__Instructions for the task__.
Write the data out again in full, with no departure from the original.

:: Given material

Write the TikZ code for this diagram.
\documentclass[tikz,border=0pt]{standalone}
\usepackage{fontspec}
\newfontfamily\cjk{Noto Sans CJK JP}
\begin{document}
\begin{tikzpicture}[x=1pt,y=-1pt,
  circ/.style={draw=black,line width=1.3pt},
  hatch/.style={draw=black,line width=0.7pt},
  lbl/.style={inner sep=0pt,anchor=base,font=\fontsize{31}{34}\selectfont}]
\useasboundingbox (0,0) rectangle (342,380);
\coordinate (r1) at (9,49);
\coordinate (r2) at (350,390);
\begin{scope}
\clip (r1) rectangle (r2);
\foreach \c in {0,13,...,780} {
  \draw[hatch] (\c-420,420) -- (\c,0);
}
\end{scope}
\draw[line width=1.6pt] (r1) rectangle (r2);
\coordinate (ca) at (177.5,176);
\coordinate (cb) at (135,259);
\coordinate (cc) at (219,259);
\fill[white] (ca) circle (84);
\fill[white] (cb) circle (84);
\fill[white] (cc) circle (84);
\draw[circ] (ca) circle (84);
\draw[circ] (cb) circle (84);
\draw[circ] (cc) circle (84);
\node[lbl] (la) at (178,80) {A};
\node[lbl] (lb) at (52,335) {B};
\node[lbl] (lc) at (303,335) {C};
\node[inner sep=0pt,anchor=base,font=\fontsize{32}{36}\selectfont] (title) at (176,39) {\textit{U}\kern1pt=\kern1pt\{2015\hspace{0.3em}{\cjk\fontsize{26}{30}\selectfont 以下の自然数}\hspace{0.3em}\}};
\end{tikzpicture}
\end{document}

::::

__Written answer__.
Write the TikZ code for this diagram.
\documentclass[tikz,border=0pt]{standalone}
\usepackage{fontspec}
\newfontfamily\cjk{Noto Sans CJK JP}
\begin{document}
\begin{tikzpicture}[x=1pt,y=-1pt,
  circ/.style={draw=black,line width=1.3pt},
  hatch/.style={draw=black,line width=0.7pt},
  lbl/.style={inner sep=0pt,anchor=base,font=\fontsize{31}{34}\selectfont}]
\useasboundingbox (0,0) rectangle (342,380);
\coordinate (r1) at (9,49);
\coordinate (r2) at (350,390);
\begin{scope}
\clip (r1) rectangle (r2);
\foreach \c in {0,13,...,780} {
  \draw[hatch] (\c-420,420) -- (\c,0);
}
\end{scope}
\draw[line width=1.6pt] (r1) rectangle (r2);
\coordinate (ca) at (177.5,176);
\coordinate (cb) at (135,259);
\coordinate (cc) at (219,259);
\fill[white] (ca) circle (84);
\fill[white] (cb) circle (84);
\fill[white] (cc) circle (84);
\draw[circ] (ca) circle (84);
\draw[circ] (cb) circle (84);
\draw[circ] (cc) circle (84);
\node[lbl] (la) at (178,80) {A};
\node[lbl] (lb) at (52,335) {B};
\node[lbl] (lc) at (303,335) {C};
\node[inner sep=0pt,anchor=base,font=\fontsize{32}{36}\selectfont] (title) at (176,39) {\textit{U}\kern1pt=\kern1pt\{2015\hspace{0.3em}{\cjk\fontsize{26}{30}\selectfont 以下の自然数}\hspace{0.3em}\}};
\end{tikzpicture}
\end{document}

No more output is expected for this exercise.